• _The data_:
┏━━

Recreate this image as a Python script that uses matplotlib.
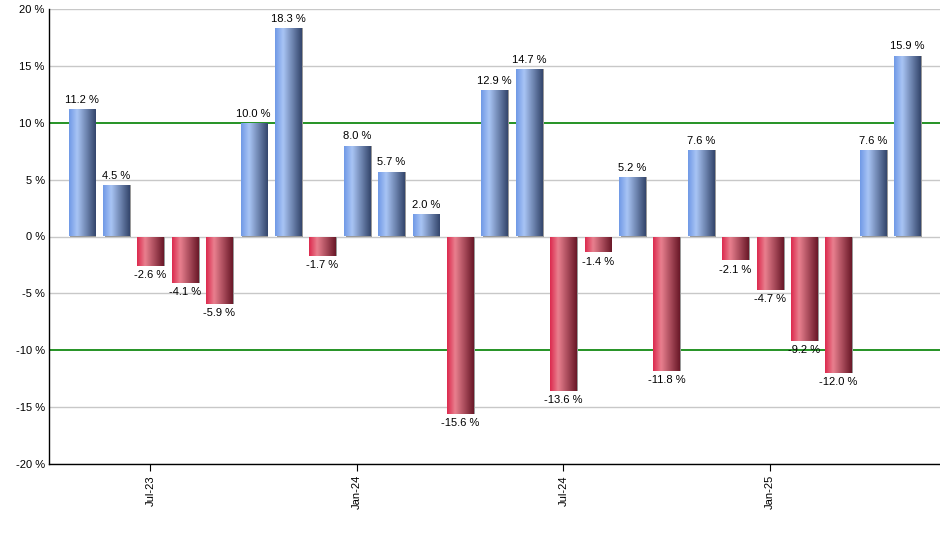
import numpy as np
import pandas as pd
import matplotlib
matplotlib.use("Agg")
import matplotlib.pyplot as plt
from matplotlib.colors import LinearSegmentedColormap

months = pd.date_range("2023-05-01", "2025-05-01", freq="MS")
returns = [11.2, 4.5, -2.6, -4.1, -5.9, 10.0, 18.3, -1.7, 8.0, 5.7, 2.0, -15.6,
           12.9, 14.7, -13.6, -1.4, 5.2, -11.8, 7.6, -2.1, -4.7, -9.2, -12.0, 7.6, 15.9]
tick_months = ["Jul-23", "Jan-24", "Jul-24", "Jan-25"]

plt.rcParams['font.family'] = ['Liberation Sans', 'DejaVu Sans']

# 渐变色
blue_cm = LinearSegmentedColormap.from_list(
    "blue", [(0.0, "#7099e6"), (0.3, "#a9c5f5"), (1.0, "#34466c")])
red_cm = LinearSegmentedColormap.from_list(
    "red", [(0.0, "#dc2a4e"), (0.3, "#e9808f"), (1.0, "#6a1828")])

fig = plt.figure(figsize=(9.4, 5.5), dpi=100)
ax = fig.add_axes([49/940, 1-464/550, 1-49/940, (464-9)/550])

x = np.arange(len(returns))
width = 0.76

# 灰色阴影
ax.bar(x + 0.05, returns, width=width, color="#9a9a9a", zorder=2)
bars = ax.bar(x, returns, width=width, color="none", zorder=3)

grad = np.linspace(0, 1, 64).reshape(1, -1)
for b, v in zip(bars, returns):
    x0, y0 = b.get_x(), b.get_y()
    w, h = b.get_width(), b.get_height()
    cm = blue_cm if v >= 0 else red_cm
    im = ax.imshow(grad, cmap=cm, aspect="auto", interpolation="bicubic",
                   extent=(x0, x0 + w, y0, y0 + h), zorder=3)
    im.set_clip_path(b)

ax.bar_label(bars, labels=["%.1f %%" % v for v in returns], padding=3, fontsize=8)

ax.set_xlim(-0.95, len(returns) - 0.05)
ax.set_ylim(-20, 20)
ax.set_yticks(range(-20, 21, 5))
ax.set_yticklabels(["%d %%" % t for t in range(-20, 21, 5)], fontsize=8)
ax.tick_params(axis="y", length=0, pad=3)

labels = [m.strftime("%b-%y") for m in months]
tpos = [labels.index(t) for t in tick_months]
ax.set_xticks(tpos)
ax.set_xticklabels(tick_months, rotation=90, fontsize=8)
ax.tick_params(axis="x", length=5, pad=3)

for t in range(-20, 21, 5):
    if abs(t) == 10:
        ax.axhline(t, color="#008000", lw=1.2, zorder=1)
    else:
        ax.axhline(t, color="#c8c8c8", lw=1.0, zorder=1)

ax.spines["top"].set_visible(False)
ax.spines["right"].set_visible(False)
ax.spines["left"].set_linewidth(1.0)
ax.spines["bottom"].set_linewidth(1.0)

fig.savefig("out.png", dpi=100)
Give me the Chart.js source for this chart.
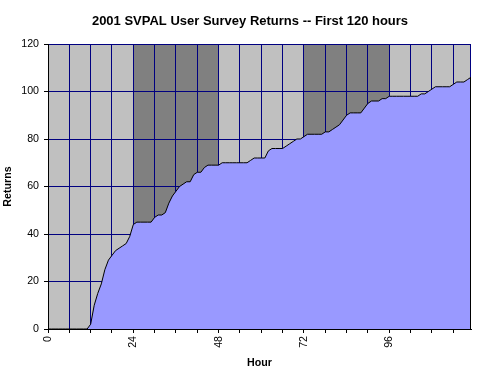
<!DOCTYPE html>
<html><head><meta charset="utf-8">
<script src="https://cdn.jsdelivr.net/npm/chart.js@4"></script>
<style>html,body{margin:0;padding:0;background:#fff}</style>
</head><body>
<canvas id="c" width="480" height="380"></canvas>
<script>
const titleText = '2001 SVPAL User Survey Returns -- First 120 hours';
const hours = [0,1,2,3,4,5,6,7,8,9,10,11,12,13,14,15,16,17,18,19,20,21,22,23,24,25,26,27,28,29,
  30,31,32,33,34,35,36,37,38,39,40,41,42,43,44,45,46,47,48,49,50,51,52,53,54,55,56,57,58,59,
  60,61,62,63,64,65,66,67,68,69,70,71,72,73,74,75,76,77,78,79,80,81,82,83,84,85,86,87,88,89,
  90,91,92,93,94,95,96,97,98,99,100,101,102,103,104,105,106,107,108,109,110,111,112,113,114,115,116,117,118,119];
const returns = [0,0,0,0,0,0,0,0,0,0,0,0,2,10,15,19,25,29,31,33,34,35,36,39,44,45,45,45,45,45,
  47,48,48,49,53,56,58,60,61,62,62,65,66,66,68,69,69,69,69,70,70,70,70,70,70,70,70,71,72,72,
  72,72,75,76,76,76,76,77,78,79,80,80,81,82,82,82,82,82,83,83,84,85,86,88,90,91,91,91,91,93,
  95,96,96,96,97,97,98,98,98,98,98,98,98,98,98,99,99,100,101,102,102,102,102,102,103,104,104,104,105,106];
const xGridHours = [0,6,12,18,24,30,36,42,48,54,60,66,72,78,84,90,96,102,108,114];
const xLabelHours = [0,24,48,72,96];
const yTickValues = [0,20,40,60,80,100,120];
const bandEdges = [0,24,48,72,96,119];
const bandColors = ['#C0C0C0','#808080','#C0C0C0','#808080','#C0C0C0'];

const fam = '"Liberation Sans", Arial, sans-serif';

const bandsPlugin = {
  id: 'bands',
  beforeDraw(chart) {
    const {ctx, chartArea: a, scales: {x}} = chart;
    ctx.save();
    for (let i = 0; i < bandColors.length; i++) {
      const x0 = x.getPixelForValue(bandEdges[i]);
      const x1 = x.getPixelForValue(bandEdges[i + 1]);
      ctx.fillStyle = bandColors[i];
      ctx.fillRect(x0, a.top, x1 - x0, a.bottom - a.top);
    }
    ctx.restore();
  },
  afterDatasetsDraw(chart) {
    const {ctx, chartArea: a, scales: {x, y}} = chart;
    const xr = Math.round(x.getPixelForValue(hours[hours.length - 1])) - 0.5;
    const yv = y.getPixelForValue(returns[returns.length - 1]);
    ctx.save();
    ctx.lineWidth = 1;
    ctx.strokeStyle = '#000080';
    ctx.beginPath(); ctx.moveTo(xr, a.top); ctx.lineTo(xr, yv); ctx.stroke();
    ctx.strokeStyle = '#000';
    ctx.beginPath(); ctx.moveTo(xr, yv); ctx.lineTo(xr, a.bottom); ctx.stroke();
    ctx.restore();
  },
  afterDraw(chart) {
    const ctx = chart.ctx;
    ctx.save();
    ctx.font = 'bold 13px ' + fam;
    ctx.fillStyle = '#000';
    ctx.textAlign = 'center';
    ctx.textBaseline = 'middle';
    ctx.fillText(titleText, chart.width / 2 + 10, 21);
    ctx.restore();
  }
};

new Chart(document.getElementById('c'), {
  type: 'line',
  data: {
    datasets: [{
      data: hours.map((h, i) => ({x: h, y: returns[i]})),
      borderColor: '#000', borderWidth: 1, backgroundColor: '#9999FF',
      fill: 'origin', pointRadius: 0, tension: 0
    }]
  },
  options: {
    responsive: false, animation: false, devicePixelRatio: 1,
    layout: {padding: {left: 0, right: 9, top: 44, bottom: 0}},
    plugins: {
      legend: {display: false}, tooltip: {enabled: false},
      title: {display: false}
    },
    scales: {
      x: {
        type: 'linear', min: 0, max: hours[hours.length - 1],
        afterBuildTicks(s) { s.ticks = xGridHours.map(v => ({value: v})); },
        afterFit(s) { s.height = 51; },
        ticks: {autoSkip: false, minRotation: 90, maxRotation: 90, padding: 3, color: '#000',
          font: {family: fam, size: 10.67},
          callback: v => xLabelHours.includes(v) ? String(v) : ''},
        grid: {color: '#000080', tickColor: '#000', tickLength: 4, lineWidth: 1},
        border: {color: '#000'},
        title: {display: true, text: 'Hour', color: '#000',
          font: {family: fam, size: 10.67, weight: 'bold', lineHeight: 1.2},
          padding: {top: 0, bottom: 11}}
      },
      y: {
        min: 0, max: 120,
        afterBuildTicks(s) { s.ticks = yTickValues.map(v => ({value: v})); },
        afterFit(s) { s.width = 48; },
        ticks: {padding: 5, color: '#000', font: {family: fam, size: 10.67}},
        grid: {color: '#000080', tickColor: '#000', tickLength: 4, lineWidth: 1},
        border: {color: '#000'},
        title: {display: true, text: 'Returns', color: '#000',
          font: {family: fam, size: 10.67, weight: 'bold', lineHeight: 1.2},
          padding: {top: 2, bottom: 0}}
      }
    }
  },
  plugins: [bandsPlugin]
});
</script>
</body></html>
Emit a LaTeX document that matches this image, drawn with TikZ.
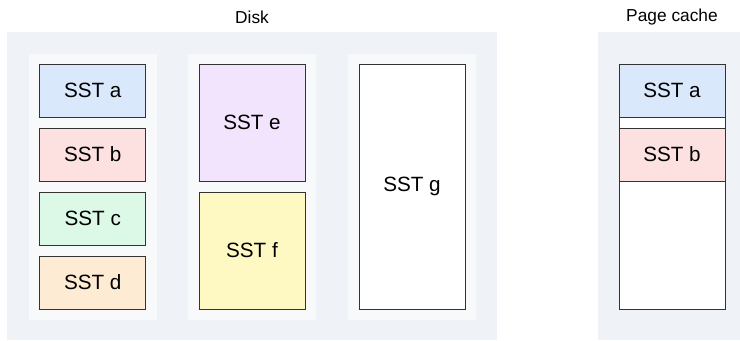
\documentclass[tikz,border=0pt]{standalone}
\usepackage{fontspec}
\setmainfont{Liberation Sans}
\definecolor{areabg}{HTML}{EFF2F7}
\definecolor{lanebg}{HTML}{F8F9FB}
\definecolor{edge}{HTML}{333333}
\definecolor{sstblue}{HTML}{DAE8FC}
\definecolor{sstred}{HTML}{FDE0E0}
\definecolor{sstgreen}{HTML}{DCF9E7}
\definecolor{sstorange}{HTML}{FEEBD4}
\definecolor{sstpurple}{HTML}{F2E4FD}
\definecolor{sstyellow}{HTML}{FEF8C3}
\tikzset{
  area/.style={fill=areabg, draw=none},
  lane/.style={fill=lanebg, draw=none},
  sst/.style={draw=edge, line width=0.75pt, rectangle, inner sep=0pt,
    minimum width=106*0.75pt, font=\fontsize{15.5}{18}\selectfont},
  title/.style={font=\fontsize{13}{15}\selectfont, text=black},
}
\begin{document}
\begin{tikzpicture}[x=0.75pt,y=-0.75pt]
\useasboundingbox (0,0) rectangle (740,340);
% background areas
\fill[area] (7,32) rectangle (497,340);
\fill[area] (598,32) rectangle (740,340);
\fill[lane] (29,54) rectangle (157,320);
\fill[lane] (188,54) rectangle (316,320);
\fill[lane] (348,54) rectangle (476,320);
\node[title] (disk) at (252,17) {Disk};
\node[title] (cache) at (672,17) {Page cache};
% disk files
\node[sst, fill=sstblue, minimum height=53*0.75pt] (a) at (92.75,90.5) {SST a};
\node[sst, fill=sstred, minimum height=53*0.75pt] (b) at (92.75,154.5) {SST b};
\node[sst, fill=sstgreen, minimum height=53*0.75pt] (c) at (92.75,218.5) {SST c};
\node[sst, fill=sstorange, minimum height=53*0.75pt] (d) at (92.75,282.5) {SST d};
\node[sst, fill=sstpurple, minimum height=117*0.75pt] (e) at (252,122.5) {SST e};
\node[sst, fill=sstyellow, minimum height=117*0.75pt] (f) at (252,250.5) {SST f};
\node[sst, fill=white, minimum height=245*0.75pt] (g) at (412,186.5) {SST g};
% page cache
\node[sst, fill=white, minimum height=245*0.75pt] (pc) at (672,186.5) {};
\node[sst, fill=sstblue, minimum height=53*0.75pt] (ca) at (672,90.5) {SST a};
\node[sst, fill=sstred, minimum height=53*0.75pt] (cb) at (672,154.5) {SST b};
\end{tikzpicture}
\end{document}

┗━━

• _The problem_: Repeat only the lines between the top of the entries above and the line containing "returns], padding=3, fontsize=8)", both ends included, without the pictures.

• _Complete response_:
Recreate this image as a Python script that uses matplotlib.
import numpy as np
import pandas as pd
import matplotlib
matplotlib.use("Agg")
import matplotlib.pyplot as plt
from matplotlib.colors import LinearSegmentedColormap

months = pd.date_range("2023-05-01", "2025-05-01", freq="MS")
returns = [11.2, 4.5, -2.6, -4.1, -5.9, 10.0, 18.3, -1.7, 8.0, 5.7, 2.0, -15.6,
           12.9, 14.7, -13.6, -1.4, 5.2, -11.8, 7.6, -2.1, -4.7, -9.2, -12.0, 7.6, 15.9]
tick_months = ["Jul-23", "Jan-24", "Jul-24", "Jan-25"]

plt.rcParams['font.family'] = ['Liberation Sans', 'DejaVu Sans']

# 渐变色
blue_cm = LinearSegmentedColormap.from_list(
    "blue", [(0.0, "#7099e6"), (0.3, "#a9c5f5"), (1.0, "#34466c")])
red_cm = LinearSegmentedColormap.from_list(
    "red", [(0.0, "#dc2a4e"), (0.3, "#e9808f"), (1.0, "#6a1828")])

fig = plt.figure(figsize=(9.4, 5.5), dpi=100)
ax = fig.add_axes([49/940, 1-464/550, 1-49/940, (464-9)/550])

x = np.arange(len(returns))
width = 0.76

# 灰色阴影
ax.bar(x + 0.05, returns, width=width, color="#9a9a9a", zorder=2)
bars = ax.bar(x, returns, width=width, color="none", zorder=3)

grad = np.linspace(0, 1, 64).reshape(1, -1)
for b, v in zip(bars, returns):
    x0, y0 = b.get_x(), b.get_y()
    w, h = b.get_width(), b.get_height()
    cm = blue_cm if v >= 0 else red_cm
    im = ax.imshow(grad, cmap=cm, aspect="auto", interpolation="bicubic",
                   extent=(x0, x0 + w, y0, y0 + h), zorder=3)
    im.set_clip_path(b)

ax.bar_label(bars, labels=["%.1f %%" % v for v in returns], padding=3, fontsize=8)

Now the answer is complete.